A flight originating from EWR going to TPE also has pallets for NRT HKG BEJ or whatever on board. These are re-loaded at ANC to the flights going to these destinations, the empty positions of the EWR flights are filled up with pallets coming in from MEM IND OAK, just to give some example.
I don't know the FX or UPS operations there, but they could even sort loose cargo that wwy, or break down, sort and re-load pallets.
Quoting Tb727 (Reply 1): Kalitta Air for example actually stops in Khabarovsk, Russia out of HKG on the 747 classics prior to going to ANC. No legs are more than 2500 miles from HKG to ORD allowing a lot of freight to be carried.

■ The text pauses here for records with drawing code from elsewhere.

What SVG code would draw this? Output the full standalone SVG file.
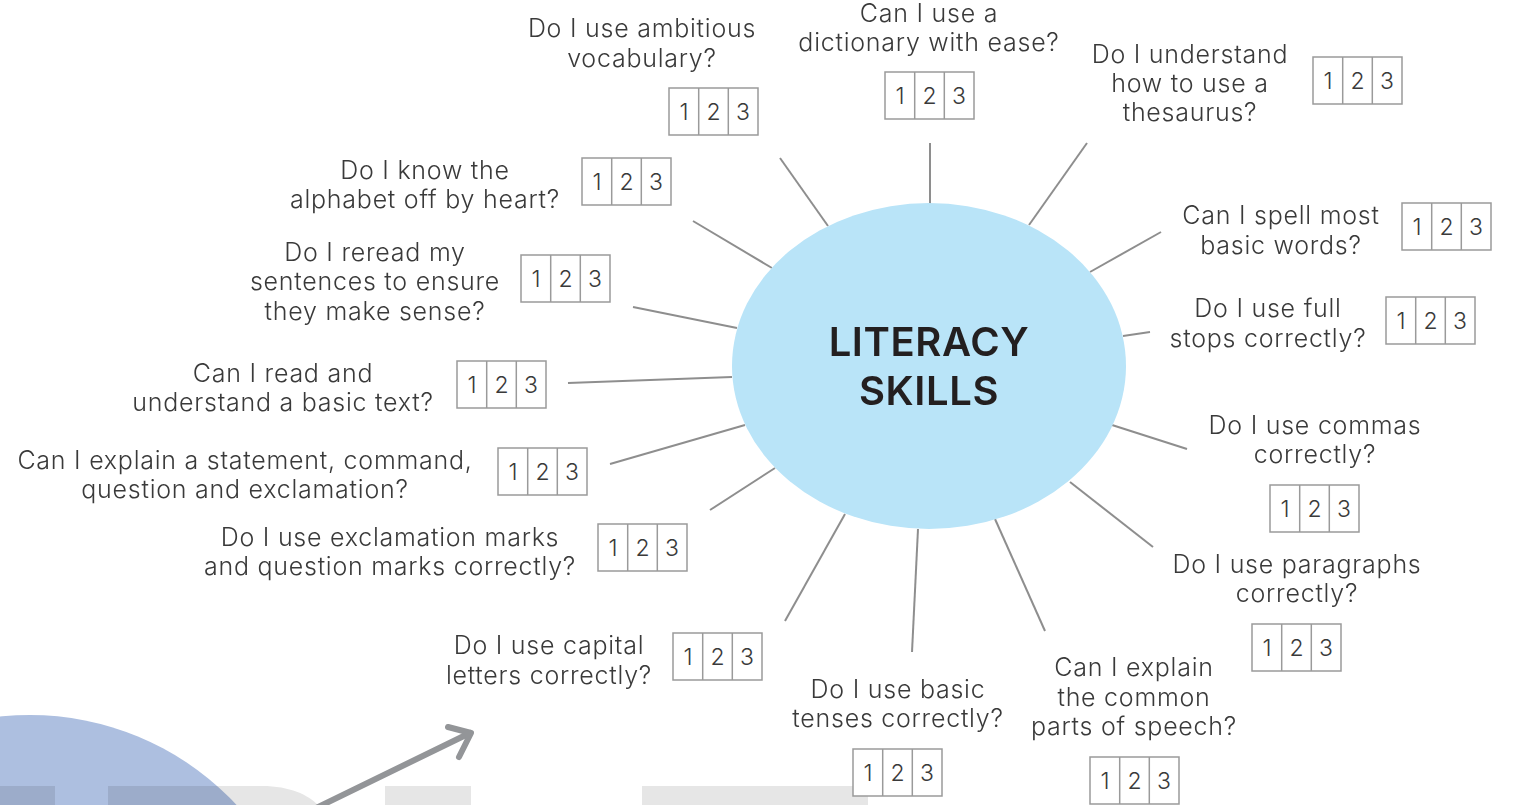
<svg xmlns="http://www.w3.org/2000/svg" xmlns:xlink="http://www.w3.org/1999/xlink" width="1519" height="805" viewBox="0 0 1519 805">
<style>
.q{font-family:Inter,"Open Sans","Liberation Sans",sans-serif;font-weight:300;font-size:25px;letter-spacing:0.75px;fill:#3a3a3a;text-anchor:middle}
.n{font-family:Inter,"Open Sans","Liberation Sans",sans-serif;font-weight:300;font-size:23px;fill:#3a3a3a;text-anchor:middle}
.box{fill:#fff;stroke:#9a9a9a;stroke-width:1.5}
.spoke{stroke:#8e8e8e;stroke-width:2;fill:none}
.title{font-family:Inter,"Liberation Sans",sans-serif;font-weight:600;font-size:40px;fill:#231f20;text-anchor:middle;letter-spacing:0.6px}
.wm{fill:#e6e6e6;mix-blend-mode:multiply}
</style>
<defs>
<g id="b123">
<rect class="box" x="0" y="0" width="89" height="47"/>
<line x1="29.7" y1="0" x2="29.7" y2="47" stroke="#9a9a9a" stroke-width="1.5"/>
<line x1="59.3" y1="0" x2="59.3" y2="47" stroke="#9a9a9a" stroke-width="1.5"/>
<text class="n" x="15" y="32">1</text>
<text class="n" x="44.5" y="32">2</text>
<text class="n" x="74" y="32">3</text>
</g>
</defs>
<rect width="1519" height="805" fill="#fff"/>
<g id="background">
<circle cx="30" cy="997" r="282" fill="#adbfe0"/>
<rect class="wm" x="0" y="786" width="55" height="19"/>
<path class="wm" d="M108 786 H262 C290 786 308 795 318 805 H108 Z"/>
<rect class="wm" x="385" y="786" width="86" height="19"/>
<rect class="wm" x="642" y="786" width="226" height="19"/>
<g stroke="#939598" stroke-width="6" fill="none" stroke-linecap="round" stroke-linejoin="round">
<line x1="312" y1="810" x2="470" y2="733"/>
<polyline points="448,727 471,733 459,757"/>
</g>
</g>
<g id="connectors">
<line class="spoke" x1="780" y1="158" x2="828" y2="226"/>
<line class="spoke" x1="930" y1="143" x2="930" y2="204"/>
<line class="spoke" x1="1087" y1="143" x2="1029" y2="225"/>
<line class="spoke" x1="693" y1="221" x2="772" y2="268"/>
<line class="spoke" x1="1161" y1="232" x2="1090" y2="272"/>
<line class="spoke" x1="633" y1="307" x2="737" y2="328"/>
<line class="spoke" x1="1150" y1="332" x2="1123" y2="336"/>
<line class="spoke" x1="568" y1="383" x2="732" y2="377"/>
<line class="spoke" x1="1112" y1="425" x2="1187" y2="449"/>
<line class="spoke" x1="610" y1="464" x2="745" y2="425"/>
<line class="spoke" x1="710" y1="510" x2="775" y2="468"/>
<line class="spoke" x1="1070" y1="482" x2="1153" y2="547"/>
<line class="spoke" x1="785" y1="621" x2="845" y2="514"/>
<line class="spoke" x1="912" y1="652" x2="918" y2="529"/>
<line class="spoke" x1="995" y1="519" x2="1045" y2="631"/>
</g>
<g id="center">
<ellipse cx="929" cy="366" rx="197" ry="163" fill="#b9e4f8"/>
<text class="title" x="929" y="356">LITERACY</text>
<text class="title" x="929" y="405">SKILLS</text>
</g>
<g id="q-ambitious"><text class="q" x="642" y="37">Do I use ambitious</text><text class="q" x="642" y="67">vocabulary?</text><use xlink:href="#b123" x="669" y="88"/></g>
<g id="q-dictionary"><text class="q" x="929" y="22">Can I use a</text><text class="q" x="929" y="51">dictionary with ease?</text><use xlink:href="#b123" x="885" y="72"/></g>
<g id="q-thesaurus"><text class="q" x="1190" y="63">Do I understand</text><text class="q" x="1190" y="92">how to use a</text><text class="q" x="1190" y="121">thesaurus?</text><use xlink:href="#b123" x="1313" y="57"/></g>
<g id="q-alphabet"><text class="q" x="425" y="179">Do I know the</text><text class="q" x="425" y="208">alphabet off by heart?</text><use xlink:href="#b123" x="582" y="158"/></g>
<g id="q-reread"><text class="q" x="375" y="261">Do I reread my</text><text class="q" x="375" y="290">sentences to ensure</text><text class="q" x="375" y="320">they make sense?</text><use xlink:href="#b123" x="521" y="255"/></g>
<g id="q-spell"><text class="q" x="1281" y="224">Can I spell most</text><text class="q" x="1281" y="254">basic words?</text><use xlink:href="#b123" x="1402" y="203"/></g>
<g id="q-fullstops"><text class="q" x="1268" y="317">Do I use full</text><text class="q" x="1268" y="347">stops correctly?</text><use xlink:href="#b123" x="1386" y="297"/></g>
<g id="q-read"><text class="q" x="283" y="382">Can I read and</text><text class="q" x="283" y="411">understand a basic text?</text><use xlink:href="#b123" x="457" y="361"/></g>
<g id="q-statement"><text class="q" x="245" y="469">Can I explain a statement, command,</text><text class="q" x="245" y="498">question and exclamation?</text><use xlink:href="#b123" x="498" y="448"/></g>
<g id="q-exclamation"><text class="q" x="390" y="546">Do I use exclamation marks</text><text class="q" x="390" y="575">and question marks correctly?</text><use xlink:href="#b123" x="598" y="524"/></g>
<g id="q-commas"><text class="q" x="1315" y="434">Do I use commas</text><text class="q" x="1315" y="463">correctly?</text><use xlink:href="#b123" x="1270" y="485"/></g>
<g id="q-paragraphs"><text class="q" x="1297" y="573">Do I use paragraphs</text><text class="q" x="1297" y="602">correctly?</text><use xlink:href="#b123" x="1252" y="624"/></g>
<g id="q-capital"><text class="q" x="549" y="654">Do I use capital</text><text class="q" x="549" y="684">letters correctly?</text><use xlink:href="#b123" x="673" y="633"/></g>
<g id="q-tenses"><text class="q" x="898" y="698">Do I use basic</text><text class="q" x="898" y="727">tenses correctly?</text><use xlink:href="#b123" x="853" y="749"/></g>
<g id="q-speech"><text class="q" x="1134" y="676">Can I explain</text><text class="q" x="1134" y="706">the common</text><text class="q" x="1134" y="735">parts of speech?</text><use xlink:href="#b123" x="1090" y="757"/></g>
</svg>
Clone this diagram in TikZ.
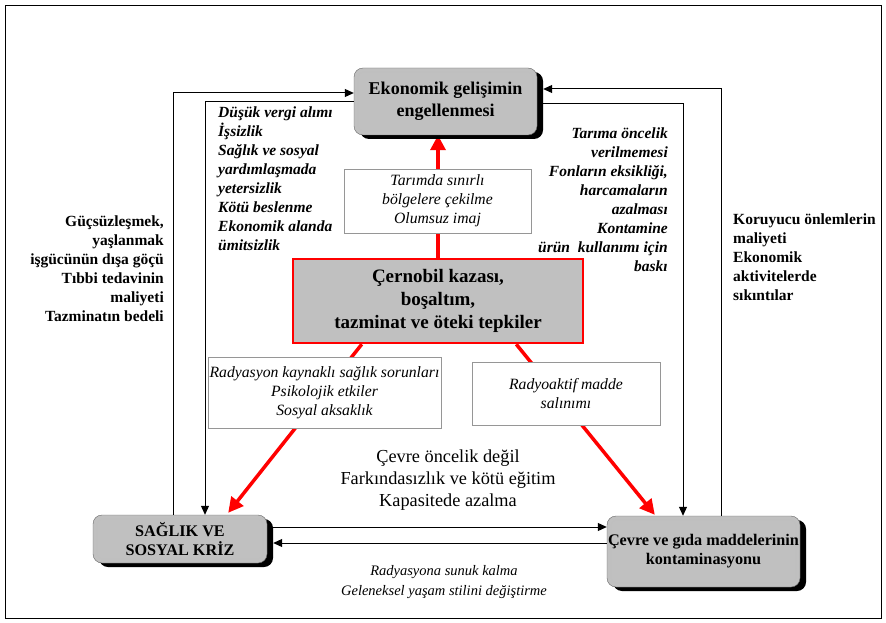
\documentclass[tikz,border=0pt]{standalone}
\usepackage{fontspec}
\setmainfont{Liberation Serif}
\usetikzlibrary{arrows.meta,shadows,calc}
\pgfdeclarelayer{bg}
\pgfsetlayers{bg,main}
\definecolor{boxgray}{RGB}{192,192,192}
\definecolor{linegray}{RGB}{150,150,150}
\begin{document}
\begin{tikzpicture}[x=1pt,y=-1pt,
  graybox/.style={draw=black!60, fill=boxgray, rounded corners=9pt,
    drop shadow={shadow xshift=6pt, shadow yshift=-4pt, fill=black, opacity=1},
    path picture={\draw[draw=black!25, line width=0.6pt, rounded corners=6pt]
      ([xshift=4pt,yshift=-4pt]path picture bounding box.north west) rectangle
      ([xshift=-4pt,yshift=4pt]path picture bounding box.south east);},
    font=\bfseries\fontsize{16.2}{19}\selectfont, align=center, inner sep=0pt},
  mainbox/.style={draw=red, line width=2.5pt, fill=boxgray, align=center, inner sep=0pt,
    font=\bfseries\fontsize{19}{23}\selectfont},
  labbox/.style={draw=linegray, line width=0.8pt, fill=white, align=center, inner sep=0pt,
    font=\itshape\fontsize{15.7}{19}\selectfont},
  sidebi/.style={inner sep=0pt, font=\bfseries\itshape\fontsize{15.5}{19}\selectfont},
  sideb/.style={inner sep=0pt, font=\bfseries\fontsize{15.5}{19}\selectfont},
  redarr/.style={draw=red, line width=3.5pt, -{Triangle[length=15pt,width=15pt]}},
  blkarr/.style={draw=black, line width=1pt, -{Triangle[length=9pt,width=8pt]}},
]
\useasboundingbox (0,0) rectangle (886,623);
\draw[line width=0.8pt] (5,5) rectangle (881,618);

% boxes
\node[graybox, minimum width=183pt, minimum height=67pt, font=\bfseries\fontsize{18}{22}\selectfont] (eco) at (445.5,101.5)
  {Ekonomik gelişimin\\engellenmesi};
\node[mainbox, minimum width=290pt, minimum height=84pt] (cer) at (438,301)
  {Çernobil kazası,\\boşaltım,\\tazminat ve öteki tepkiler};
\node[labbox, minimum width=187pt, minimum height=64pt] (tar) at (437.5,201)
  {Tarımda sınırlı\\bölgelere çekilme\\Olumsuz imaj};
\node[labbox, minimum width=233pt, minimum height=71pt] (rad) at (324.5,392.5)
  {Radyasyon kaynaklı sağlık sorunları\\Psikolojik etkiler\\Sosyal aksaklık};
\node[labbox, minimum width=188pt, minimum height=63pt] (rmad) at (566,393.5)
  {Radyoaktif madde\\salınımı};
\node[graybox, minimum width=174pt, minimum height=48pt] (sag) at (180,539)
  {SAĞLIK VE\\SOSYAL KRİZ};
\node[graybox, minimum width=193pt, minimum height=71pt] (cev) at (703.5,551.5)
  {Çevre ve gıda maddelerinin\\kontaminasyonu};

% side texts
\node[sidebi, anchor=west, align=left] (tl) at (218,179)
  {Düşük vergi alımı\\İşsizlik\\Sağlık ve sosyal\\yardımlaşmada\\yetersizlik\\Kötü beslenme\\Ekonomik alanda\\ümitsizlik};
\node[sidebi, anchor=east, align=right] (tr) at (668,199.5)
  {Tarıma öncelik\\verilmemesi\\Fonların eksikliği,\\harcamaların\\azalması\\Kontamine\\ürün\ \ kullanımı için\\baskı};
\node[sideb, anchor=east, align=right] (ll) at (164,268.5)
  {Güçsüzleşmek,\\yaşlanmak\\işgücünün dışa göçü\\Tıbbi tedavinin\\maliyeti\\Tazminatın bedeli};
\node[sideb, anchor=west, align=left] (rr) at (733,257)
  {Koruyucu önlemlerin\\maliyeti\\Ekonomik\\aktivitelerde\\sıkıntılar};
\node[inner sep=0pt, align=center, font=\fontsize{18.3}{22}\selectfont] (mid) at (448,480)
  {Çevre öncelik değil\\Farkındasızlık ve kötü eğitim\\Kapasitede azalma};
\node[inner sep=0pt, align=center, font=\itshape\fontsize{14.5}{20}\selectfont] (bot) at (444,582)
  {Radyasyona sunuk kalma\\Geleneksel yaşam stilini değiştirme};

% connectors
\coordinate (la) at (173,93);
\coordinate (lb) at (205,102);
\coordinate (ra) at (721,89);
\coordinate (rb) at (683,104);
\coordinate (ba) at (0,527);
\coordinate (bb) at (0,543);
\begin{pgfonlayer}{bg}
  \draw[redarr] (cer.north) -- (cer.north |- eco.south);
  \draw[redarr] ($(cer.south west)+(70,0)$) -- ($(sag.north east)+(-39,-2)$);
  \draw[redarr] ($(cer.south east)+(-68,0)$) -- ($(cev.north west)+(48,-1)$);
\end{pgfonlayer}
\draw[blkarr] (sag.north -| la) -- (la) -- (eco.west |- la);
\draw[blkarr] (eco.west |- lb) -- (lb) -- (sag.north -| lb);
\draw[blkarr] (cev.north -| ra) -- (ra) -- ($(eco.east |- ra)+(6,0)$);
\draw[blkarr] ($(eco.east |- rb)+(6,0)$) -- (rb) -- (cev.north -| rb);
\draw[blkarr] ($(sag.east |- ba)+(6,0)$) -- (cev.west |- ba);
\draw[blkarr] (cev.west |- bb) -- ($(sag.east |- bb)+(6,0)$);
\end{tikzpicture}
\end{document}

thes old critters could not carry the max payload going N/S, thats why they have to stop at KHH on the west bound flights
Ramprat74 From United States of America, joined Dec 2003, 1457 posts, RR: 2 Reply 11, posted (3 years 12 months 4 days 9 hours ago) and read 1942 times:
Quoting AA737-823 (Reply 6): And here's something most people don't know:
We have VERY CHEAP FUEL.
We're talking CHEAP.
At one point, the cargo carrier I worked for here at ANC told me that out of their entire worldwide system, we had the cheapest fuel.
That makes a difference.
The fuel in PDX must be cheaper though. We (United) have the Air China Cargo maintenance contract here in PDX. When Mt. Redoubt volcano erupted, China Air Cargo flew their Planes straight to PDX. Then they decided to use PDX as a transfer point rather then ANC because they said the fuel was cheaper here then in ANC.
PanHAM From Germany, joined May 2005, 7771 posts, RR: 26 Reply 14, posted (3 years 12 months 3 days 22 hours ago) and read 1677 times:
Quoting Viscount724 (Reply 10): . A waiver from the usual U.S. customs rules that permit cargo to be trans-shipped between international and domestic flights without clearing customs until arrival at the final destinations.
That happens in a bonded area. The flight coming in from the FE conttinuing to a UPS or FX hub in mainland US is still a part of an international flight. As mentioned before, I do not know the ops there, but with today's ID systems, the contiinuating flight must not even be sterile., I don't see any harm if a domestic palett is loaded together with international paletts on such flight. Each and every shipment is clearly IDd by the awb number, customs has full access to that information in the carriers systems. Besides, there is a system of pre-clearance where goods are already released while in transit.
As an example, freight arriving from third countries at the main UPS sorting hub CGN ride with domestc EU shipments even in the same ULD to the final destination.